Sessions in finding a story’s focus, better
photography and editing techniques, and tips of
the trade fill five full days of hands-on experience.
Participants work to learn every story option available
to them through the use of pictures and natural
sound, interviews with “characters,” and
crisp, concise writing. UK’s journalism students
are also permitted to attend the NPPA sessions
free of charge, Cappe said.
In
addition to teams that will attend the 2004 NPPA
storytelling symposium from stations in such cities
as San Diego, Calif., and Columbus, Ohio, a crew
from Lexington’s own WKYT-TV will participate.
A total of 30 persons had registered for the symposium
by late March, Cappe said.
Last
year, 24 “storytellers” from as far
away as New Zealand participated in the NPPA symposium
that provides a “rigorous workout, designed
to take the reporters and videographers to the
next level of their reportorial skills,” Cappe
added.
Cappe
joined the UK journalism faculty in the fall of
1999 after more than 20 years in television newsrooms.

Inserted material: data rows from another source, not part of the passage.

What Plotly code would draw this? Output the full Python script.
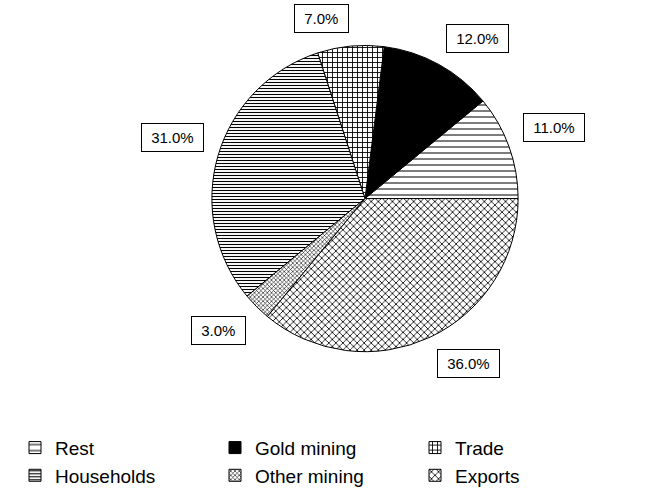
import math
import plotly.graph_objects as go

# Shares by sector (percent), drawn counter-clockwise from 3 o'clock
sectors = ["Rest", "Gold mining", "Trade", "Households", "Other mining", "Exports"]
shares = [11.0, 12.0, 7.0, 31.0, 3.0, 36.0]

# Fill styles for each sector
pattern_shapes = ["-", "", "+", "-", "x", "x"]
pattern_sizes = [6, 8, 5, 3, 3, 5]
pattern_solidity = [0.17, 0.3, 0.32, 0.36, 0.35, 0.3]
base_colors = ["white", "black", "white", "white", "white", "white"]

W, H = 652, 495
cx_px, cy_px, r_px = 365, 201, 155
dom_x = [(cx_px - r_px) / W, (cx_px + r_px) / W]
dom_y = [1 - (cy_px + r_px) / H, 1 - (cy_px - r_px) / H]

total = sum(shares)
# In counter-clockwise mode the first slice ends at `rotation`, so shift it
# back by its own span to make it start at 3 o'clock.
start_rotation = 90 - shares[0] / total * 360

fig = go.Figure(
    go.Pie(
        labels=sectors,
        values=shares,
        sort=False,
        direction="counterclockwise",
        rotation=start_rotation,
        textinfo="none",
        domain=dict(x=dom_x, y=dom_y),
        marker=dict(
            colors=base_colors,
            line=dict(color="black", width=1),
            pattern=dict(
                shape=pattern_shapes,
                size=pattern_sizes,
                solidity=pattern_solidity,
                fgcolor="black",
                bgcolor=base_colors,
                fillmode="replace",
            ),
        ),
    )
)

# Boxed percentage labels, each placed just outside its slice's mid-angle
cum = 0.0
label_gap = 13
for name, v in zip(sectors, shares):
    mid = (cum + v / 2) / total * 2 * math.pi
    cum += v
    c, s = math.cos(mid), math.sin(mid)
    R = r_px + label_gap
    fig.add_annotation(
        x=(cx_px + R * c) / W,
        y=1 - (cy_px - R * s) / H,
        xref="paper",
        yref="paper",
        text="\u00a0" + f"{v:.1f}%" + "\u00a0",
        showarrow=False,
        xanchor="left" if c >= 0 else "right",
        yanchor="bottom" if s >= 0 else "top",
        font=dict(family="Liberation Sans, Arial", size=15, color="black"),
        bordercolor="black",
        borderwidth=1,
        borderpad=5,
        bgcolor="white",
    )

fig.update_layout(
    width=W,
    height=H,
    margin=dict(l=0, r=0, t=0, b=0),
    paper_bgcolor="white",
    plot_bgcolor="white",
    font=dict(family="Liberation Sans, Arial", color="black"),
    showlegend=True,
    legend=dict(
        orientation="h",
        x=15 / W,
        xanchor="left",
        y=1 - 434 / H,
        yanchor="top",
        entrywidth=155,
        entrywidthmode="pixels",
        font=dict(size=19, color="black"),
        traceorder="normal",
        bgcolor="rgba(0,0,0,0)",
    ),
)

fig.write_html("out.html")
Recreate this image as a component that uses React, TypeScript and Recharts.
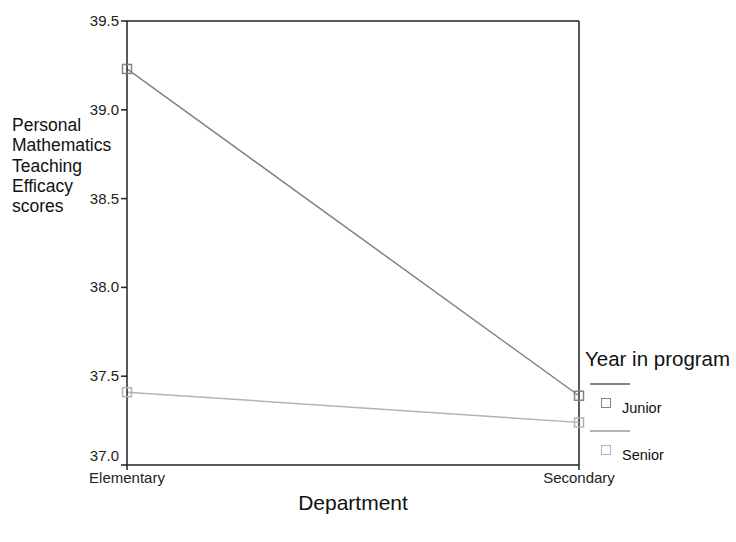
import { LineChart, Line, XAxis, YAxis, ReferenceLine } from 'recharts'

const departments = ['Elementary', 'Secondary']
const juniorScores = [39.23, 37.39]
const seniorScores = [37.41, 37.24]
const yTicks = [37.0, 37.5, 38.0, 38.5, 39.0, 39.5]

const data = departments.map((name, i) => ({
  name,
  junior: juniorScores[i],
  senior: seniorScores[i]
}))

const FONT = '"Liberation Sans", Arial, sans-serif'
const JUNIOR = '#838383'
const SENIOR = '#b3b3b3'

const squareDot = (color: string) => (props: any) => {
  const { cx, cy, index } = props
  if (cx == null || cy == null) return null
  return (
    <rect key={`d-${index}`} x={cx - 4.5} y={cy - 4.5} width={9} height={9} fill="none" stroke={color} strokeWidth={1.5} />
  )
}

// bottom tick label sits a bit higher so it clears the x labels
const YTick = (props: any) => {
  const { x, y, payload } = props
  const shift = payload.value === 37 ? -9 : 0
  return (
    <text x={x} y={y + shift} dy={5} textAnchor="end" fill="#222" fontSize={15} fontFamily={FONT}>
      {Number(payload.value).toFixed(1)}
    </text>
  )
}

function LegendBox() {
  const items = [
    { label: 'Junior', color: JUNIOR },
    { label: 'Senior', color: SENIOR }
  ]
  return (
    <div style={{ position: 'absolute', left: 585, top: 347, width: 151, fontFamily: FONT, color: '#111' }}>
      <div style={{ fontSize: 20.5, lineHeight: '24px', marginBottom: 12, whiteSpace: 'nowrap' }}>Year in program</div>
      {items.map(it => (
        <div key={it.label} style={{ marginLeft: 5, height: 47, position: 'relative' }}>
          <div style={{ width: 40, height: 0, borderTop: `2px solid ${it.color}`, position: 'absolute', top: 0 }} />
          <div style={{ width: 8, height: 8, border: `1.5px solid ${it.color}`, position: 'absolute', left: 11, top: 15 }} />
          <div style={{ position: 'absolute', left: 32, top: 17, fontSize: 14.5 }}>{it.label}</div>
        </div>
      ))}
    </div>
  )
}

export default function App() {
  return (
    <div style={{ position: 'absolute', left: 0, top: 0, width: 736, height: 542, background: '#fff', fontFamily: FONT }}>
      <LineChart width={736} height={542} data={data} margin={{ top: 21, right: 157, left: 57, bottom: 47 }}>
        <XAxis
          dataKey="name"
          stroke="#222"
          strokeWidth={1.5}
          tickSize={5}
          tick={{ fill: '#222', fontSize: 15, fontFamily: FONT }}
          height={30}
          interval={0}
        />
        <YAxis
          domain={[37, 39.5]}
          ticks={yTicks}
          stroke="#222"
          strokeWidth={1.5}
          tickSize={6}
          tick={<YTick />}
          width={70}
          allowDataOverflow
        />
        <ReferenceLine y={39.5} stroke="#222" strokeWidth={1.5} />
        <ReferenceLine x="Secondary" stroke="#222" strokeWidth={1.5} />
        <Line
          dataKey="junior"
          stroke={JUNIOR}
          strokeWidth={1.5}
          dot={squareDot(JUNIOR)}
          isAnimationActive={false}
        />
        <Line
          dataKey="senior"
          stroke={SENIOR}
          strokeWidth={1.5}
          dot={squareDot(SENIOR)}
          isAnimationActive={false}
        />
      </LineChart>
      <LegendBox />
      <div style={{ position: 'absolute', left: 12, top: 115, fontSize: 17.5, lineHeight: '20.3px', color: '#111' }}>
        Personal<br />Mathematics<br />Teaching<br />Efficacy<br />scores
      </div>
      <div style={{ position: 'absolute', left: 0, width: 706, top: 491, textAlign: 'center', fontSize: 21, color: '#111' }}>
        Department
      </div>
    </div>
  )
}
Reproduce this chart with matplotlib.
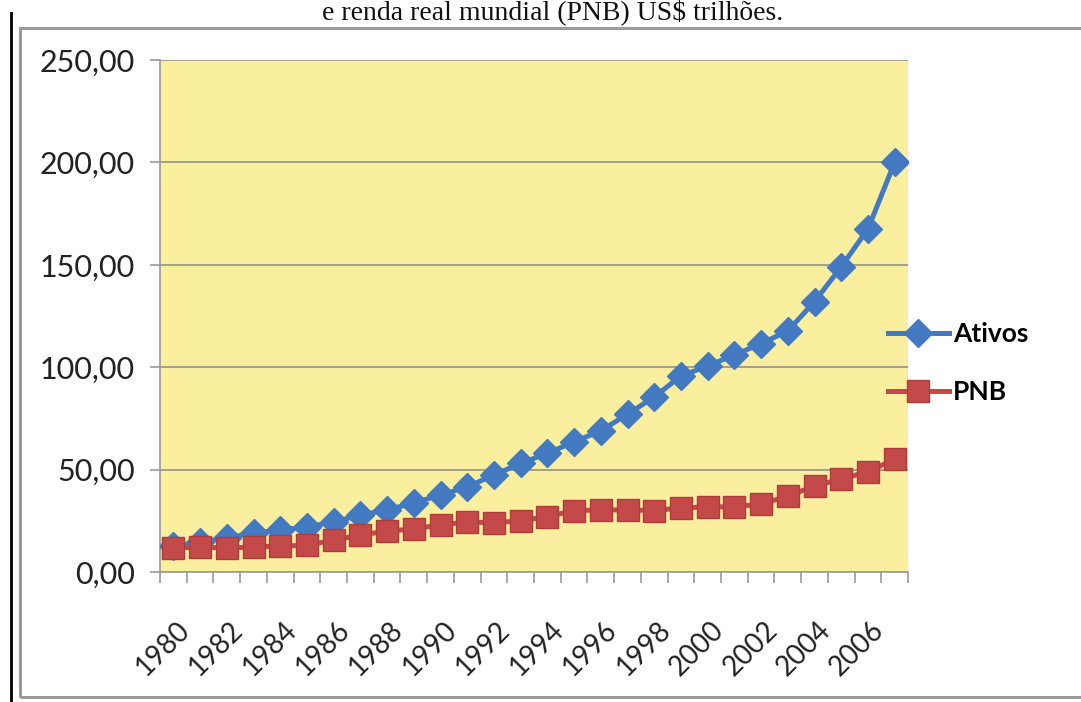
import matplotlib.pyplot as plt
from matplotlib.patches import Rectangle
from matplotlib.lines import Line2D
import matplotlib.transforms as mtransforms

# dados (US$ trilhões)
anos = list(range(1980, 2008))
ativos = [12.5, 14.6, 16.6, 19.0, 20.5, 22.0, 24.4, 27.8, 30.3, 33.7,
          37.6, 41.5, 47.4, 53.0, 58.0, 63.5, 69.0, 77.0, 85.5, 95.7,
          100.6, 106.0, 111.5, 117.7, 132.0, 149.0, 167.5, 200.0]
pnb = [11.7, 12.2, 11.7, 12.2, 12.7, 13.0, 15.6, 18.0, 20.0, 21.0,
       23.0, 24.4, 24.0, 25.0, 27.0, 30.0, 30.3, 30.3, 30.0, 31.3,
       31.8, 31.8, 33.2, 37.0, 42.0, 45.4, 49.0, 55.0]
rotulos_x = [str(a) for a in anos]
y_ticks = [0, 50, 100, 150, 200, 250]

azul = '#4279C1'
vermelho = '#C44A4A'

fig = plt.figure(figsize=(10.81, 7.02), dpi=100)
fig.patch.set_facecolor('white')

# moldura do gráfico e linha preta da página
fig.patches.append(Rectangle((20 / 1081, 1 - 697 / 702), 1.2, (697 - 28) / 702,
                             transform=fig.transFigure, fill=False,
                             edgecolor='#9a9a9a', linewidth=2.2))
fig.lines.append(Line2D([11 / 1081, 11 / 1081], [0, 1 - 13 / 702],
                        transform=fig.transFigure, color='black', linewidth=2))

# titulo no topo
fig.text(0.511, 1 - 19 / 702, 'e renda real mundial (PNB) US$ trilhões.',
         ha='center', va='baseline', fontsize=20, family='Liberation Serif',
         color='#111111')

ax = fig.add_axes([160 / 1081, 1 - 572 / 702, 748 / 1081, 512 / 702])
ax.set_facecolor('#F9EF9E')
x = list(range(len(anos)))

ax.plot(x, ativos, color=azul, linewidth=3.6, marker='D', markersize=14,
        markeredgecolor=azul, label='Ativos', zorder=3)
ax.plot(x, pnb, color=vermelho, linewidth=3.6, marker='s', markersize=15.5,
        markeredgecolor='#B03B3B', markeredgewidth=1, label='PNB', zorder=4)

ax.set_xlim(-0.5, len(anos) - 0.5)
ax.set_ylim(0, 250)
ax.set_yticks(y_ticks)
ax.set_yticklabels([f'{v:.2f}'.replace('.', ',') for v in y_ticks],
                   fontsize=22, family='Lato', color='#222222')
ax.yaxis.grid(True, color='#8a8a8a', linewidth=1.1)
ax.set_axisbelow(True)

# ticks nas fronteiras das categorias, rotulos a cada dois anos
ax.set_xticks([i - 0.5 for i in range(len(anos) + 1)])
ax.set_xticklabels([])
ax.set_xticks(x[::2], minor=True)
ax.set_xticklabels(rotulos_x[::2], minor=True, rotation=45, ha='right',
                   va='center', rotation_mode='anchor', fontsize=20,
                   family='Lato', color='#222222')
ax.tick_params(axis='x', which='major', length=8, color='#9a9a9a', width=1.2)
ax.tick_params(axis='x', which='minor', length=0, pad=39)
ax.tick_params(axis='y', length=7, color='#9a9a9a', width=1.2, pad=11)
desloc = mtransforms.ScaledTranslation(12 / 100, 0, fig.dpi_scale_trans)
for lbl in ax.get_xticklabels(minor=True):
    lbl.set_transform(lbl.get_transform() + desloc)

for lado in ['top', 'right']:
    ax.spines[lado].set_visible(False)
ax.spines['left'].set_color('#9a9a9a')
ax.spines['bottom'].set_color('#9a9a9a')
ax.spines['left'].set_linewidth(1.2)
ax.spines['bottom'].set_linewidth(1.2)

leg = ax.legend(loc='center left', bbox_to_anchor=(888 / 1081, 1 - 363 / 702),
                bbox_transform=fig.transFigure, frameon=False,
                prop={'family': 'Lato', 'weight': 'bold', 'size': 19},
                handlelength=2.3, handletextpad=0.15, labelspacing=1.3,
                borderaxespad=0, borderpad=0)

fig.savefig('out.png', dpi=100)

Her industry experience includes stints as a videographer/editor,
newscast producer, special projects producer, investigative
producer, executive producer, and assistant news
director.
During
her time at UK, Cappe has focused on training producers,
reporters and videographers to develop writing,
visual and critical thinking skills that will enable
them to better address the issues they will encounter
on a daily basis in the newsroom.
Cappe
holds a bachelor’s degree in radio-TV-film
from the University of Missouri and a master’s
degree in journalism from the Ohio State University.